*What you will do*:
Every line with the word "this" in it should be extracted from the data that follows.

*Records shown*:
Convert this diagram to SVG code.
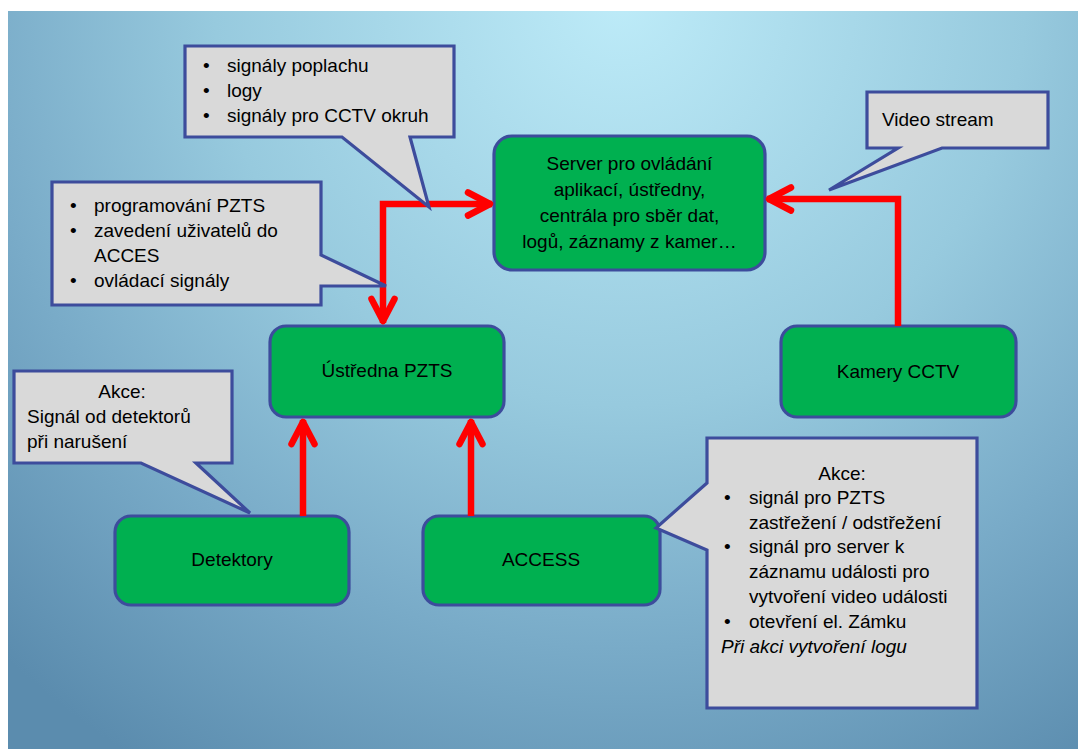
<svg xmlns="http://www.w3.org/2000/svg" width="1078" height="749" viewBox="0 0 1078 749">
  <defs>
    <radialGradient id="bg" gradientUnits="userSpaceOnUse" cx="620" cy="0" r="900">
      <stop offset="0" stop-color="#bdebf8"/>
      <stop offset="0.45" stop-color="#97cade"/>
      <stop offset="0.72" stop-color="#79abc8"/>
      <stop offset="1" stop-color="#5b8cae"/>
    </radialGradient>
    <marker id="arr" markerUnits="userSpaceOnUse" orient="auto-start-reverse" refX="0" refY="0" markerWidth="40" markerHeight="40" overflow="visible">
      <path d="M-24,-11.5 L-2,0 L-24,11.5" fill="none" stroke="#ff0000" stroke-width="6.5" stroke-linecap="round" stroke-linejoin="round"/>
    </marker>
    <style>
      .node { fill: #00b050; stroke: #3d4c9c; stroke-width: 3.2; }
      .callout { fill: #d9d9d9; stroke: #3d4c9c; stroke-width: 3.2; stroke-linejoin: miter; }
      .wire { fill: none; stroke: #ff0000; stroke-width: 6.5; stroke-linejoin: miter; marker-end: url(#arr); }
      text { font-family: "Liberation Sans", Arial, sans-serif; font-size: 19px; fill: #000000; }
      .c { text-anchor: middle; }
      .it { font-style: italic; }
    </style>
  </defs>

  <!-- page and backdrop -->
  <rect x="0" y="0" width="1078" height="749" fill="#ffffff"/>
  <rect x="8" y="11" width="1070" height="738" fill="url(#bg)"/>

  <!-- boxes -->
  <g id="server">
    <rect class="node" x="494" y="136" width="271" height="134" rx="18"/>
    <text class="c" x="629.5" y="170">Server pro ovládání</text>
    <text class="c" x="629.5" y="196">aplikací, ústředny,</text>
    <text class="c" x="629.5" y="222">centrála pro sběr dat,</text>
    <text class="c" x="629.5" y="248">logů, záznamy z kamer…</text>
  </g>
  <g id="ustredna">
    <rect class="node" x="270" y="326" width="234" height="91" rx="16"/>
    <text class="c" x="387" y="377">Ústředna PZTS</text>
  </g>
  <g id="kamery">
    <rect class="node" x="781" y="326" width="235" height="91" rx="16"/>
    <text class="c" x="898" y="378">Kamery CCTV</text>
  </g>
  <g id="detektory">
    <rect class="node" x="115" y="516" width="234" height="89" rx="16"/>
    <text class="c" x="232" y="566">Detektory</text>
  </g>
  <g id="access">
    <rect class="node" x="423" y="516" width="237" height="89" rx="16"/>
    <text class="c" x="541" y="566">ACCESS</text>
  </g>

  <!-- connectors -->
  <g id="connectors">
    <path class="wire" d="M383,323 V204 H492" marker-start="url(#arr)"/>
    <path class="wire" d="M898,326 V199 H767"/>
    <path class="wire" d="M303,516 V420"/>
    <path class="wire" d="M471,516 V420"/>
  </g>

  <!-- callouts -->
  <g id="callout-signaly">
    <path class="callout" d="M185,46 H454 V137 H410 L429,207 L342,137 H185 Z"/>
    <text x="203" y="72">•</text><text x="227" y="72">signály poplachu</text>
    <text x="203" y="97">•</text><text x="227" y="97">logy</text>
    <text x="203" y="122">•</text><text x="227" y="122">signály pro CCTV okruh</text>
  </g>
  <g id="callout-programovani">
    <path class="callout" d="M52,182 H321 V255 L386,286 H321 V305 H52 Z"/>
    <text x="70" y="212">•</text><text x="94" y="212">programování PZTS</text>
    <text x="70" y="237">•</text><text x="94" y="237">zavedení uživatelů do</text>
    <text x="94" y="262">ACCES</text>
    <text x="70" y="287">•</text><text x="94" y="287">ovládací signály</text>
  </g>
  <g id="callout-video">
    <path class="callout" d="M867,92 H1048 V148 H942 L829,190 L898,148 H867 Z"/>
    <text x="882" y="126">Video stream</text>
  </g>
  <g id="callout-detektory">
    <path class="callout" d="M14,371 H232 V463 H196 L250,513 L141,463 H14 Z"/>
    <text class="c" x="122" y="398">Akce:</text>
    <text x="27" y="423">Signál od detektorů</text>
    <text x="27" y="448">při narušení</text>
  </g>
  <g id="callout-access">
    <path class="callout" d="M707,438 H977 V708 H707 V550 L656,528 L707,483 Z"/>
    <text class="c" x="842" y="480">Akce:</text>
    <text x="724" y="504">•</text><text x="749" y="504">signál pro PZTS</text>
    <text x="749" y="529">zastřežení / odstřežení</text>
    <text x="724" y="553">•</text><text x="749" y="553">signál pro server k</text>
    <text x="749" y="578">záznamu události pro</text>
    <text x="749" y="603">vytvoření video události</text>
    <text x="724" y="628">•</text><text x="749" y="628">otevření el. Zámku</text>
    <text class="it" x="721" y="653">Při akci vytvoření logu</text>
  </g>
</svg>
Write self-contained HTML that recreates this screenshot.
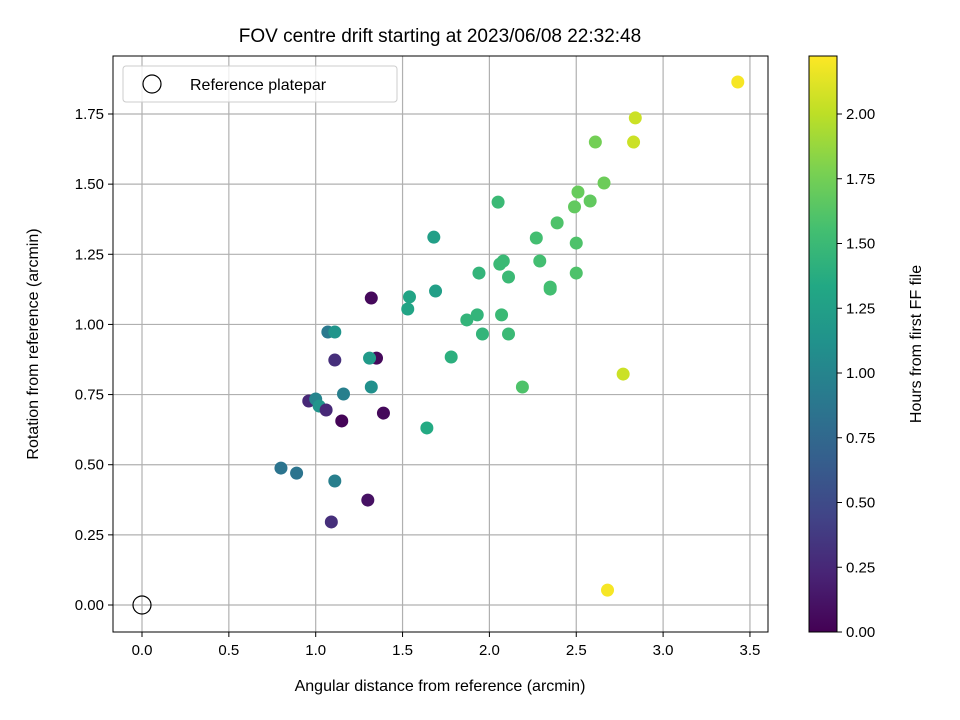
<!DOCTYPE html>
<html><head><meta charset="utf-8"><style>
body{margin:0;background:#fff;}
svg{display:block;font-family:"Liberation Sans","DejaVu Sans",sans-serif;}
</style></head><body>
<svg id="chart" width="960" height="720">
<defs>
<linearGradient id="vir" x1="0" y1="1" x2="0" y2="0">
<stop offset="0" stop-color="#440154"/><stop offset="0.1" stop-color="#482475"/><stop offset="0.2" stop-color="#414487"/><stop offset="0.3" stop-color="#355f8d"/><stop offset="0.4" stop-color="#2a788e"/><stop offset="0.5" stop-color="#21918c"/><stop offset="0.6" stop-color="#22a884"/><stop offset="0.7" stop-color="#44bf70"/><stop offset="0.8" stop-color="#7ad151"/><stop offset="0.9" stop-color="#bddf26"/><stop offset="1" stop-color="#fde725"/>
</linearGradient>
<clipPath id="clip"><rect x="113" y="56" width="655" height="576"/></clipPath>
</defs>
<text x="440" y="42" text-anchor="middle" font-size="19">FOV centre drift starting at 2023/06/08 22:32:48</text>
<g id="grid"></g>
<g id="points" clip-path="url(#clip)"></g>
<rect x="113" y="56" width="655" height="576" fill="none" stroke="#000" stroke-width="1"/>
<g id="xticks"></g><g id="yticks"></g>
<text x="440" y="691" text-anchor="middle" font-size="16">Angular distance from reference (arcmin)</text>
<text transform="translate(38,344) rotate(-90)" text-anchor="middle" font-size="16">Rotation from reference (arcmin)</text>
<g>
<rect x="123" y="66" width="274" height="36" rx="3" fill="#fff" fill-opacity="0.8" stroke="#ccc"/>
<circle cx="152" cy="84" r="9" fill="none" stroke="#000" stroke-width="1.2"/>
<text x="190" y="90" font-size="16">Reference platepar</text>
</g>
<rect x="809" y="56" width="28" height="576" fill="url(#vir)" stroke="#000"/>
<g id="cticks"></g>
<text transform="translate(921,344) rotate(-90)" text-anchor="middle" font-size="16">Hours from first FF file</text>
</svg>
<script>
const xs=[3.43,2.84,2.83,2.61,2.66,2.51,2.58,2.49,2.05,2.39,2.27,1.68,2.50,2.06,2.08,2.29,1.94,2.11,2.50,2.35,2.35,1.32,1.54,1.69,1.53,1.87,1.93,2.07,1.96,2.11,1.07,1.11,1.11,1.35,1.31,1.78,2.77,2.19,1.32,1.16,0.96,1.00,1.02,1.06,1.39,1.15,1.64,0.80,0.89,1.11,1.30,1.09,2.68];
const ys=[1.864,1.736,1.650,1.650,1.504,1.472,1.440,1.419,1.436,1.362,1.308,1.311,1.290,1.215,1.226,1.226,1.183,1.169,1.183,1.133,1.126,1.094,1.098,1.119,1.055,1.016,1.034,1.034,0.966,0.966,0.973,0.973,0.873,0.880,0.880,0.884,0.823,0.777,0.777,0.752,0.727,0.734,0.709,0.695,0.684,0.656,0.631,0.488,0.470,0.442,0.374,0.296,0.053];
const hours=[2.2,2.05,2.05,1.75,1.72,1.7,1.68,1.68,1.5,1.6,1.55,1.25,1.6,1.5,1.5,1.55,1.45,1.5,1.6,1.55,1.55,0.05,1.3,1.25,1.3,1.45,1.45,1.5,1.45,1.5,0.9,1.15,0.3,0.05,1.2,1.4,2.05,1.6,1.1,0.95,0.25,1.0,1.15,0.25,0.05,0.02,1.35,0.85,0.85,0.95,0.1,0.3,2.2];
const xTicks=[0.0,0.5,1.0,1.5,2.0,2.5,3.0,3.5];
const yTicks=[0.00,0.25,0.50,0.75,1.00,1.25,1.50,1.75];
const cTicks=[0.00,0.25,0.50,0.75,1.00,1.25,1.50,1.75,2.00];
const X=v=>142+v*173.7, Y=v=>605-v*280.57, C=v=>632-v*259;
const NS="http://www.w3.org/2000/svg";
function mk(t,a,p){const e=document.createElementNS(NS,t);for(const k in a)e.setAttribute(k,a[k]);p.appendChild(e);return e;}
const stops=[[68,1,84],[72,36,117],[65,68,135],[53,95,141],[42,120,142],[33,145,140],[34,168,132],[68,191,112],[122,209,81],[189,223,38],[253,231,37]];
function vir(t){t=Math.max(0,Math.min(1,t))*(stops.length-1);const i=Math.min(Math.floor(t),stops.length-2),f=t-i;const c=stops[i].map((a,k)=>Math.round(a+(stops[i+1][k]-a)*f));return `rgb(${c})`;}
const grid=document.getElementById('grid'),gx=document.getElementById('xticks'),gy=document.getElementById('yticks'),gc=document.getElementById('cticks'),gp=document.getElementById('points');
xTicks.forEach(v=>{const x=X(v);
const l=mk('line',{x1:x,x2:x,y1:56,y2:632,stroke:'#b0b0b0','stroke-width':1.2},grid);


mk('line',{x1:x,x2:x,y1:632,y2:637,stroke:'#000'},gx);
const t=mk('text',{x:x,y:655,'text-anchor':'middle','font-size':15},gx);t.textContent=v.toFixed(1);

});
yTicks.forEach(v=>{const y=Y(v);
const l=mk('line',{x1:113,x2:768,y1:y,y2:y,stroke:'#b0b0b0','stroke-width':1.2},grid);


mk('line',{x1:108,x2:113,y1:y,y2:y,stroke:'#000'},gy);
const t=mk('text',{x:104,y:y+5,'text-anchor':'end','font-size':15},gy);t.textContent=v.toFixed(2);

});
cTicks.forEach(v=>{const y=C(v);
mk('line',{x1:837,x2:842,y1:y,y2:y,stroke:'#000'},gc);
const t=mk('text',{x:846,y:y+5,'font-size':15},gc);t.textContent=v.toFixed(2);

});
xs.forEach((v,i)=>{const c=mk('circle',{cx:X(v),cy:Y(ys[i]),r:6.5,fill:vir(hours[i]/2.224)},gp);

});
const r=mk('circle',{cx:X(0),cy:Y(0),r:9,fill:'none',stroke:'#000','stroke-width':1.2},gp);


</script>
</body></html>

*Full solution*:
Convert this diagram to SVG code.
Write self-contained HTML that recreates this screenshot.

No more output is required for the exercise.